Untuk itu, Kadin Jatim meminta pemerintah untuk kembali melihat dan memikirkan dampak yang terjadi ketika kebijakan tersebut diputuskan. Apalagi kontribusi industri ini sangat besar terhadap perekonomian nasional, baik dari besaran cukai yang telah disetorkan dalam setiap tahun maupun banyaknya tenaga kerja di industri terkait.
"Kami sudah berkirim surat ke presiden meminta agar kenaikan cukai di 2023 nol persen untuk menjaga kestabilan ekonomi. Kami sangat berkepentingan karena Jatim adalah provinsi dengan produksi tembakau terbesar di Indonesia. Industri hasil tembakau disini juga sangat banyak. Dan tenaga kerja yang terkait dengan pertembakauan ini mencapai jutaan tenaga kerja, mulai dari petani hingga pekerja di industri hasil tembakau," ungkap Adik.
Ketua Gabungan Pengusaha Rokok (Gapero) Jatim Sulami Bahar juga mengatakan hal yang sama, bahwa jika induatri sudah tidak kuat lagi menanggung beban, maka pastinya akan terjadi rasionalisasi besar-besaran.
"Dampaknya nanti akan terjadi penurunan produksi hingga PHK. Awal kita akan mengurangi jam kerja, kalau sudah tidak sanggup ya larinya ke PHK. Dan kami prediksi yang kena PHK bisa sampai 30 persen dari total karyawan. Sehingga kami minta tidak ada kenaikan cukai, tidak ada simplifikasi tarif cukai, baik untuk tarif cukai SKT golongan IA dan IB, tidak ada penggabungan volume produksi antara SKM dan SPM," ujar Sulami yang juga menjabat sebagai Wakil Ketua Umum Kadin Jatim.
Namun jika pemerintah "ngotot" dan tetap harus menaikkan, maka menurutnya pemerintah harus seimbang dengan memperhatikan industri hasil tembakau.
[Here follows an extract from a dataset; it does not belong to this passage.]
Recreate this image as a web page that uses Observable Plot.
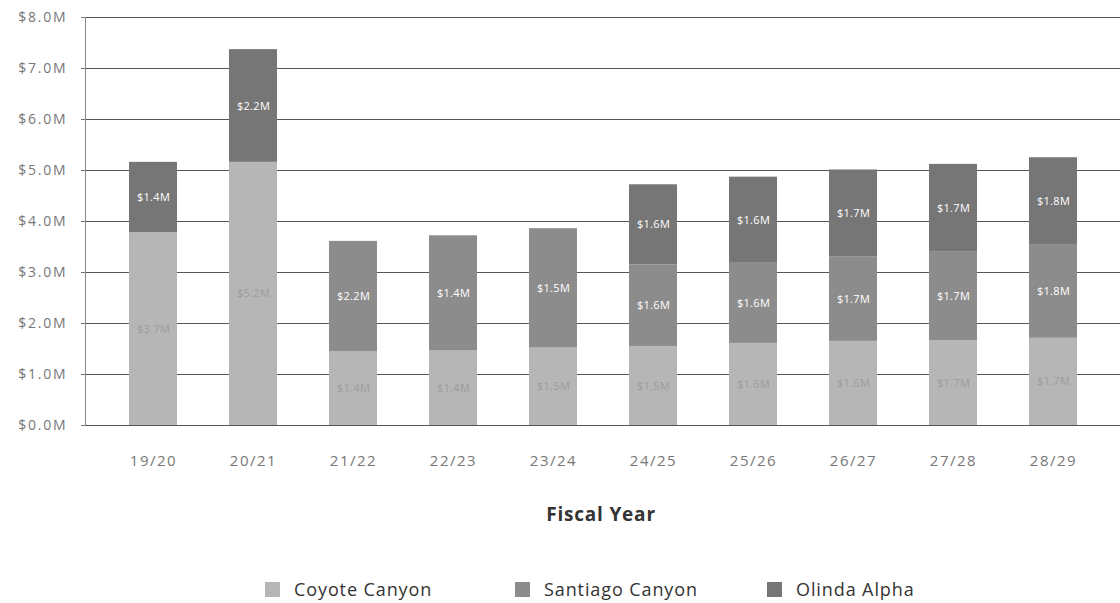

Tentunya kenaikan harus moderat, maksimal sekitar 6-7 persen. Karena dengan kenaikan sebesar 12 persen di tahun 2022 ini, produksi rokok golongan 1 sudah mengalami penurunan sebesar 7 persen.
"Kami sudah mengirim surat ke Gubernur Jatim, ke Badan Kebijakan Fiskal, ke Presiden dan Menteri Keuangan. Kami juga sudah rapat dengan BKF dan Bea Cukai. Semua sudah kami lakukan, tinggal hati nurai terketuk apa tidak," akunya.
Terlebih kenaikan cukai ini juga menyebabkan kenaikan peredaran rokok ilegal. Penelitian Universutas Brawijaya Malang menunjukkan, kenaikan cukai 1 persen berbanding lurus dengan pertumbuhan 6,8 persen rokok ilegal dan minus 0,4 persen produksi.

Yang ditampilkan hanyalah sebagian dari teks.